The foregoing are the historical factors which caused me to join the Independent Labour Party, my first political association, but I became conversant with the poverty which existed in the Tooting area in 1930, where I resided as a young man. At that time children who were in need could receive a free breakfast on school days, but nothing was provided on Sundays, so a number of us started a fund in order to remedy this deficiency. Every Sunday morning at eight o’clock in the winter months we gave every child who came along a free breakfast of cocoa, bread and dripping or jam. Not a very attractive meal, but we used to feed about 400. Many of them had no footwear, and all were badly clad, yet they would line up on a cold winter’s morning to secure this plain but plentiful meal.
In my own industry, my fellow clerks and I were beginning to organise for the purpose of securing something more than the Rai1way Companies in those days were prepared to pay. Progress was slow and my experiences and outlook resulted in my work for the Railway Clerks’ Association.
Then came the 1914-1918 war, followed by a brief period of prosperity the prelude to the industrial depression which millions, of workers remember today with bitterness. The crisis came in May, 1926, when the miners were locked out because they would not accept yet another reduction in wages. Coal face workers in Durham were expected to suffer a reduction from 9/8 to 6/10 per shift; in Northumberland from 10/4 to 7/7; and South Wales 9/9 to 7/2. It is estimated that 1½ million workers came out on strike in sympathy, including many members of my own Association, and I, personally, took an active and prominent part in Kingston and district, as a member of the Local Trades Council. Unfortunately we had to return to work without securing the object for which we had struck. The miners stayed out for another seven months, but in the end were compelled by starvation to accept the employers’ terms.
After this tragedy the conditions of the workers gradually became worse, unemployment grew to enormous proportions, and wages and salaries were reduced irrespective of the cost of living. Between 1929 and 1932, unemployment increased from 1,281,000 to 2 ,757,000 and it was thus an easy task for employers to reduce wages.
It is true that Unemployment pay somewhat eased the situation, but long periods of unemployment demoralised the men and women for they could not live a decent life on the amounts they received. They felt that they were not wanted, and had no place in the scheme of things. To have no useful work to perform demoralises men whether they are classed as the “upper ten” or the “submerged tenth”. These conditions particularly affected the young men of those days who found themselves out of work at the most impressionable period of their 1ives, and the bitterness and ill feeling which was engendered during those years is the main reason, in my opinion, why the workers are now driving hard bargains with employers now that labour is in short supply. Who can blame them when their life has consisted of a long period of unemployment, a few years in unskilled work, then another five or six in the Army? One cannot build a contented, balanced population on such a basis, and when the first election took place after the war the workers returned a Labour Government to power because they wanted something better than they had hitherto had.
I share their views, for it is to this end that I have been actively associated with the Trade Union and Labour Movement all my adult life.

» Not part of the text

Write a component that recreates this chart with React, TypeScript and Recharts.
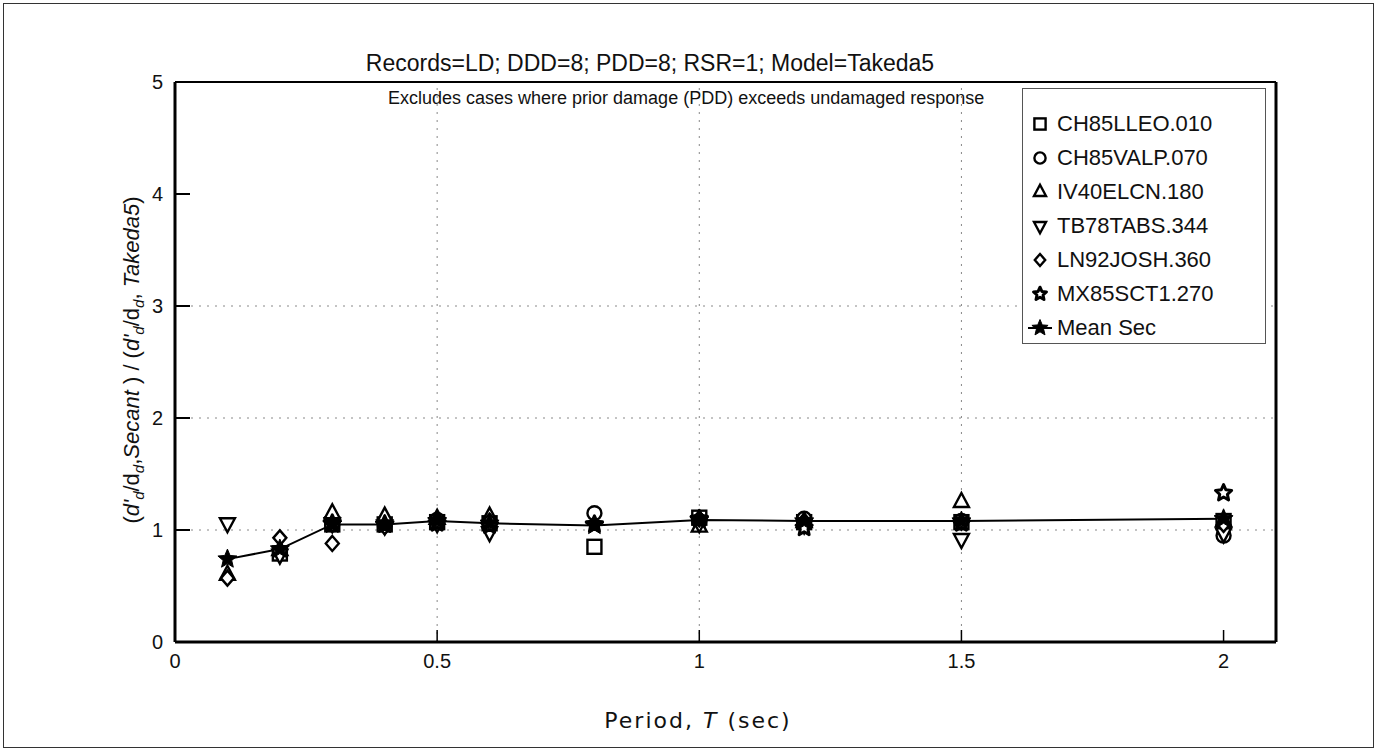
import React from 'react'
import {
  ComposedChart,
  Scatter,
  Line,
  XAxis,
  YAxis,
  ReferenceLine,
  Label,
} from 'recharts'

// periods (sec)
const periods = [0.1, 0.2, 0.3, 0.4, 0.5, 0.6, 0.8, 1.0, 1.2, 1.5, 2.0]

// ratio values per record, null = excluded case
const ch85lleo = [null, 0.79, 1.05, 1.05, 1.07, 1.06, 0.85, 1.11, 1.07, 1.07, 1.08]
const ch85valp = [null, null, 1.05, 1.06, 1.09, 1.07, 1.15, 1.08, 1.1, 1.08, 0.95]
const iv40elcn = [0.6, 0.82, 1.15, 1.12, 1.1, 1.12, null, 1.03, 1.07, 1.25, 1.08]
const tb78tabs = [1.06, 0.78, 1.06, 1.04, 1.06, 0.98, null, 1.06, 1.05, 0.92, 0.97]
const ln92josh = [0.57, 0.93, 0.88, 1.03, 1.08, 1.08, null, 1.1, 1.08, 1.07, 1.05]
const mx85sct1 = [null, null, 1.06, 1.05, 1.06, 1.04, 1.05, 1.1, 1.02, 1.06, 1.33]
const meanSec = [0.74, 0.83, 1.05, 1.05, 1.08, 1.06, 1.04, 1.09, 1.08, 1.08, 1.1]

const xTicks = [0, 0.5, 1, 1.5, 2]
const yTicks = [0, 1, 2, 3, 4, 5]
const xGrid = [0.5, 1, 1.5]
const yGrid = [1, 2, 3]

const FONT = '"Liberation Sans", Arial, Helvetica, sans-serif'
const WIDE = '"DejaVu Sans", Verdana, sans-serif'

const toPoints = (vals: (number | null)[]) =>
  periods
    .map((T, i) => ({ T, v: vals[i] }))
    .filter((d) => d.v !== null)

type Kind = 'square' | 'circle' | 'triUp' | 'triDown' | 'diamond' | 'star' | 'starFilled'

const starPath = (cx: number, cy: number, ro: number, ri: number) => {
  let d = ''
  for (let i = 0; i < 10; i++) {
    const r = i % 2 === 0 ? ro : ri
    const a = -Math.PI / 2 + (i * Math.PI) / 5
    d += `${i === 0 ? 'M' : 'L'}${cx + r * Math.cos(a)},${cy + r * Math.sin(a)}`
  }
  return d + 'Z'
}

const Marker = ({ cx, cy, kind, s = 1 }: { cx: number; cy: number; kind: Kind; s?: number }) => {
  const st = { stroke: '#000', strokeWidth: 2.4, fill: '#fff' }
  if (cx == null || cy == null) return null
  switch (kind) {
    case 'square':
      return <rect x={cx - 7 * s} y={cy - 7 * s} width={14 * s} height={14 * s} {...st} />
    case 'circle':
      return <circle cx={cx} cy={cy} r={7 * s} {...st} />
    case 'triUp':
      return <polygon points={`${cx},${cy - 9 * s} ${cx + 7.5 * s},${cy + 5 * s} ${cx - 7.5 * s},${cy + 5 * s}`} {...st} />
    case 'triDown':
      return <polygon points={`${cx},${cy + 9 * s} ${cx + 7.5 * s},${cy - 5 * s} ${cx - 7.5 * s},${cy - 5 * s}`} {...st} />
    case 'diamond':
      return <polygon points={`${cx},${cy - 7.5 * s} ${cx + 6.5 * s},${cy} ${cx},${cy + 7.5 * s} ${cx - 6.5 * s},${cy}`} {...st} />
    case 'star':
      return <path d={starPath(cx, cy, 8.5 * s, 4 * s)} stroke="#000" strokeWidth={3} strokeLinejoin="round" fill="#fff" />
    case 'starFilled':
      return <path d={starPath(cx, cy, 10 * s, 4.5 * s)} stroke="#000" strokeWidth={1} fill="#000" />
  }
  return null
}

const records: { name: string; kind: Kind; vals: (number | null)[] }[] = [
  { name: 'CH85LLEO.010', kind: 'square', vals: ch85lleo },
  { name: 'CH85VALP.070', kind: 'circle', vals: ch85valp },
  { name: 'IV40ELCN.180', kind: 'triUp', vals: iv40elcn },
  { name: 'TB78TABS.344', kind: 'triDown', vals: tb78tabs },
  { name: 'LN92JOSH.360', kind: 'diamond', vals: ln92josh },
  { name: 'MX85SCT1.270', kind: 'star', vals: mx85sct1 },
]

const YTick = (props: any) => {
  const { x, y, payload } = props
  return (
    <g>
      <text x={x} y={y} dy={7} textAnchor="end" fontSize={20} fontFamily={FONT} fill="#111">
        {payload.value}
      </text>
      {payload.value > 0 && payload.value < 5 && (
        <line x1={x + 12} x2={x + 27} y1={y} y2={y} stroke="#000" strokeWidth={2} />
      )}
    </g>
  )
}

const XTick = (props: any) => {
  const { x, y, payload } = props
  return (
    <g>
      <text x={x} y={y} dy={16} textAnchor="middle" fontSize={20} fontFamily={FONT} fill="#111">
        {payload.value}
      </text>
      {payload.value > 0 && (
        <line x1={x} x2={x} y1={y - 10} y2={y - 22} stroke="#000" strokeWidth={1.5} />
      )}
    </g>
  )
}

const XLabel = (props: any) => {
  const vb = props.viewBox
  return (
    <text
      x={vb.x + 523}
      y={vb.y + 86}
      textAnchor="middle"
      fontSize={22}
      letterSpacing={2}
      fontFamily={WIDE}
      fill="#111"
    >
      Period, <tspan fontStyle="italic">T</tspan> (sec)
    </text>
  )
}

const YLabel = (props: any) => {
  const vb = props.viewBox
  const cx = vb.x + 44
  const cy = 360
  const sub = { fontSize: 15, dy: 5 }
  return (
    <text
      x={cx}
      y={cy}
      transform={`rotate(-90 ${cx} ${cy})`}
      textAnchor="middle"
      fontSize={22}
      fontFamily={FONT}
      fill="#111"
    >
      <tspan>(</tspan>
      <tspan fontStyle="italic">d'</tspan>
      <tspan fontStyle="italic" {...sub}>d</tspan>
      <tspan dy={-5}>/d</tspan>
      <tspan fontStyle="italic" {...sub}>d</tspan>
      <tspan dy={-5}>,</tspan>
      <tspan fontStyle="italic">Secant</tspan>
      <tspan> ) / (</tspan>
      <tspan fontStyle="italic">d'</tspan>
      <tspan fontStyle="italic" {...sub}>d</tspan>
      <tspan dy={-5}>/d</tspan>
      <tspan fontStyle="italic" {...sub}>d</tspan>
      <tspan dy={-5}>, </tspan>
      <tspan fontStyle="italic">Takeda5</tspan>
      <tspan>)</tspan>
    </text>
  )
}

const LegendBox = () => (
  <div
    style={{
      position: 'absolute',
      left: 1022,
      top: 88,
      width: 244,
      height: 256,
      boxSizing: 'border-box',
      paddingTop: 18,
      border: '1px solid #555',
      background: '#fff',
      fontFamily: FONT,
      fontSize: 22,
      color: '#111',
    }}
  >
    {records.map((r) => (
      <div key={r.name} style={{ display: 'flex', alignItems: 'center', height: 34 }}>
        <svg width={30} height={24} style={{ marginLeft: 2 }}>
          <Marker cx={15} cy={12} kind={r.kind} s={0.8} />
        </svg>
        <span style={{ marginLeft: 2 }}>{r.name}</span>
      </div>
    ))}
    <div style={{ display: 'flex', alignItems: 'center', height: 34 }}>
      <svg width={30} height={24} style={{ marginLeft: 2 }}>
        <line x1={3} x2={27} y1={12} y2={12} stroke="#000" strokeWidth={2} />
        <Marker cx={15} cy={12} kind="starFilled" s={0.85} />
      </svg>
      <span style={{ marginLeft: 2 }}>Mean Sec</span>
    </div>
  </div>
)

export default function App() {
  return (
    <div style={{ position: 'absolute', left: 0, top: 0, width: 1377, height: 751, background: '#fff' }}>
      <div
        style={{
          position: 'absolute',
          left: 3,
          top: 3,
          width: 1369,
          height: 743,
          border: '1px solid #333',
        }}
      />
      <ComposedChart
        width={1377}
        height={751}
        margin={{ top: 82, right: 101, bottom: 19, left: 95 }}
        style={{ position: 'absolute', left: 0, top: 0 }}
      >
        {yGrid.map((v) => (
          <ReferenceLine key={`gy${v}`} y={v} stroke="#888" strokeDasharray="2 6" />
        ))}
        {xGrid.map((v) => (
          <ReferenceLine key={`gx${v}`} x={v} stroke="#888" strokeDasharray="2 6" />
        ))}
        <XAxis
          type="number"
          dataKey="T"
          domain={[0, 2.1]}
          ticks={xTicks}
          allowDataOverflow
          height={90}
          tickSize={0}
          tickMargin={10}
          tick={<XTick />}
          axisLine={{ stroke: '#000', strokeWidth: 3 }}
          tickLine={false}
        >
          <Label content={<XLabel />} />
        </XAxis>
        <YAxis
          type="number"
          dataKey="v"
          domain={[0, 5]}
          ticks={yTicks}
          width={80}
          tickSize={0}
          tickMargin={12}
          tick={<YTick />}
          axisLine={{ stroke: '#000', strokeWidth: 3 }}
          tickLine={false}
        >
          <Label content={<YLabel />} />
        </YAxis>
        <ReferenceLine y={5} stroke="#000" strokeWidth={2} />
        <ReferenceLine x={2.1} stroke="#000" strokeWidth={3} />
        {records.map((r) => (
          <Scatter
            key={r.name}
            name={r.name}
            data={toPoints(r.vals)}
            dataKey="v"
            isAnimationActive={false}
            shape={(p: any) => <Marker cx={p.cx} cy={p.cy} kind={r.kind} />}
          />
        ))}
        <Line
          name="Mean Sec"
          data={toPoints(meanSec)}
          dataKey="v"
          stroke="#000"
          strokeWidth={2}
          isAnimationActive={false}
          dot={(p: any) => <Marker key={`m${p.index}`} cx={p.cx} cy={p.cy} kind="starFilled" />}
          activeDot={false}
        />
      </ComposedChart>
      <div
        style={{
          position: 'absolute',
          left: 0,
          width: 1300,
          top: 50,
          textAlign: 'center',
          fontFamily: FONT,
          fontSize: 23,
          color: '#111',
        }}
      >
        Records=LD; DDD=8; PDD=8; RSR=1; Model=Takeda5
      </div>
      <div
        style={{
          position: 'absolute',
          left: 388,
          top: 88,
          fontFamily: FONT,
          fontSize: 18,
          color: '#111',
          whiteSpace: 'nowrap',
        }}
      >
        Excludes cases where prior damage (PDD) exceeds undamaged response
      </div>
      <LegendBox />
    </div>
  )
}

This article my be sketchy and lacking in detail, but it gives my reasons for upholding the principles and policy of the Labour Party against all others. I am aware that the outlook of the younger generation of Conservatives, as exemplified in their “Industrial Charter”, is in advance of that of their older colleagues, but whilst they are prepared to “ease the harness a little”, they do not intend to “get off the workers’ backs”, and whilst I have seen many improvements in the social conditions of the workers, using the word in its widest sense, they have only been secured by the growth of public opinion and the strong pressure brought to bear on employers by the Trade Unions, and the increase of Labour Representation in the House of Commons and on Local Authorities.
Today we have a Labour Government in power for the first time. They have taken over at a very difficult period, and it may be they have made mistakes, but the fundamental motive behind their policy is that they are legislating for the good of the people as a whole and not for that small section who benefit as a result of industry and commerce being run for profit and not for service. One has only to read the history of the mining industry to appreciate this point most clearly. Too many small mines with great barriers of coal left to divide the property of each owner, inefficient and out-of-date machinery because manpower was cheaper, the best seams sweated without regard for future development in order to get the bigger return at once on invested capital. These are only some of the charges that can be levelled at private ownership of the mines.
My time is running out, but it is a source of joy to me to know that the children of today have far better opportunity of growing into healthy and decent men and women than they have had in the past, and if this improvement continues we shall yet see that “New Jerusalem” for which we have worked for so many years.
Finally, may I hope that some who read this will appreciate that the motives behind many supporters of the Labour Party are spiritual and that our desire is to build a nation of happy men and women. I want no economic or political system, however perfect, that does not give to me, and to all men and women, the right to say what I think, the right to associate with my fellows for any purpose other than to overthrow the State by force of arms, and, above all, a free and democratic form of government in which each and every one of us has the right to support any man we think fit for any office in the service of the State. I would rather have a lower standard of living and go hungry to bed than lose those freedoms which we have fought for and secured over the ages, and which give a spiritual background to our lives. All of these rights are denied to those who are so unfortunate as to live in a totalitarian state. May this country for ever be free from such a dictatorship.
H.G.R.
Alderman H. G. Reynolds, J.P., Member Railway Clerks’ Association, Surbiton Borough Council and Kingston County Bench.